The biggest downside of make to stock is that everyone still, typically, thinks in terms of orders. “Does this order have enough material to run” vs “we have enough material to run jobs until X”. The upside is that you can execute decisions at scale rather easily. Just change 1 or 2 settings at the part level and let MRP do the hard work.
But yes, it’s a multi-stakeholder decision. The more repeat (and frequent) work you get, the more compelling make to stock becomes.
In short, sales orders create demand for parts at the site level and jobs + PO’s are scheduled to fulfil shortages in said site. All that matters is the part# and the date and the qty you have/need on that date.

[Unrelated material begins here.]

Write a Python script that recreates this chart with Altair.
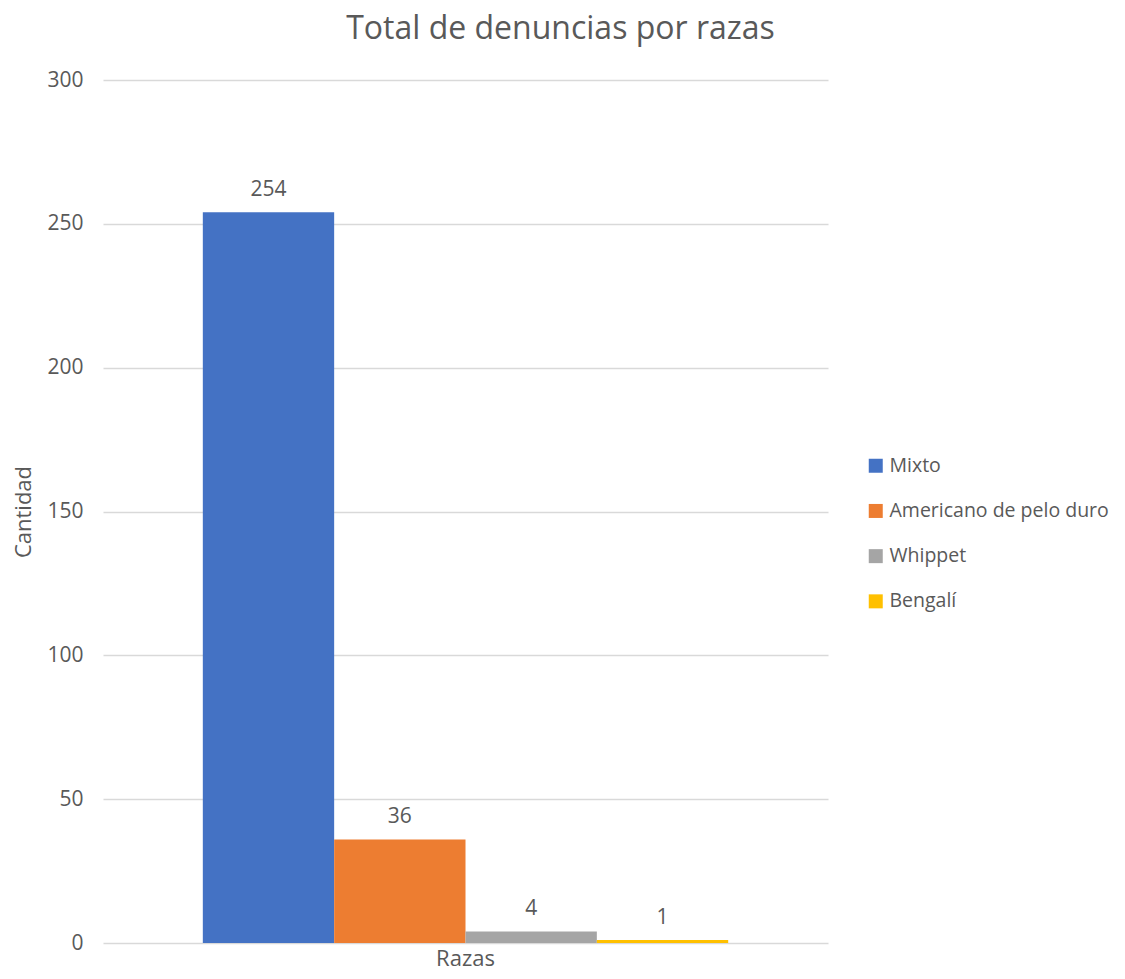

For research, start with the built-in help on MRP and then to the tech refs on EpicWeb.
My very first job in the Epicor world, lo those many years ago, was as the IT admin/ERP Support guy in a machine shop that made components for a defense contractor (this was on Vantage 8). Each week they’d send us their updated order book, which we would fold, spindle, and mutilate into a Service Connect workflow that updated OUR order records. It was all make-to-order.
But with all the changes each week, that just got unmanageable on the documentation side of things. Our customer wasn’t really so concerned with which actual finished good went with which actual PO line, they just wanted the parts they wanted when they wanted them. We changed our entire shop from MTO to MTS, put one of our Quality people at the end of the production line to collect all the paperwork, and then Production just had to respond to quantity and date signals instead of matching order numbers with jobs. It took several months to get everything straightened around, but in the end it was really worth it.
Tim’s STORY TIME:
Job Splitting is a very expensive task… especially in a lot tracked world where I came from. Every time we split the job, we also had to split all the documentation… all routings, all signoffs, etc.

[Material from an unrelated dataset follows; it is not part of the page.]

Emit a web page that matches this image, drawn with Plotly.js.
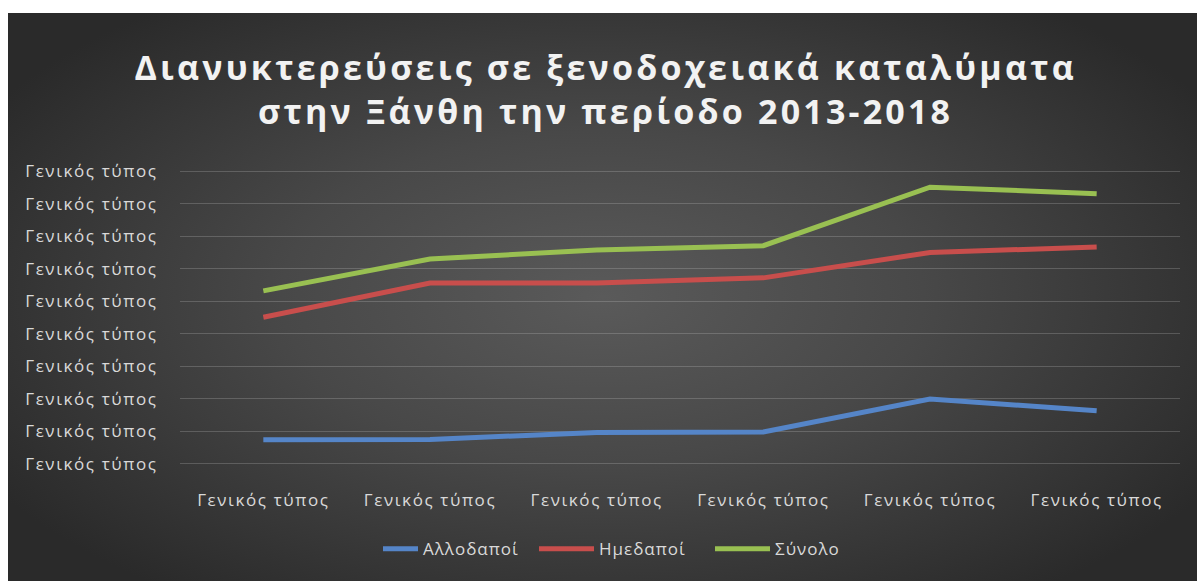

I became the Production Control Manager for a company (in addition to my IT job) and I saw the splits happening… at least 30-40 per week. I asked “Why are we splitting so many jobs?”… answer came back. "Because there was a problem and we had to expedite the good parts.
I did my analysis… I found that after splitting, MUCH of the time, the “Bad” parts ended up being certified/corrected, and in many cases, the “bad” parts finished ahead of the good ones (because they were a smaller set of parts)…
Sooo… I made a new rule: "Before any job gets split, I want the job split data written down on this pad of paper (a paper log was good in 1990s)… I want the Job, Part, Job Qty, New Job #, with new qty, AND a “reason for split”… There was a place for me to initial/approve each split before they did the actual split. Note I NEVER disapproved of any split. I approved every one that was written down… BUT the number of splits was reduced from the 30-40 per week down to 5 (amazing!)…
Turned out that people were just splitting because “That is what we do if there is a hang-up” but in reality, we really didn’t need to split after all. We didn’t have any additional late orders, and we saved money.
Moral of the story? Make sure that you are splitting for a REAL reason.
You may all return to your normal work now.
Overall Moral of Stories…
We call this a “Process Issue” in the field. Your Mileage May Vary.
In each of the cases above, I feel pretty confident that MULTIPLE different processes were tried (whether by accident or on purpose) before a solution was developed (or run into headfirst).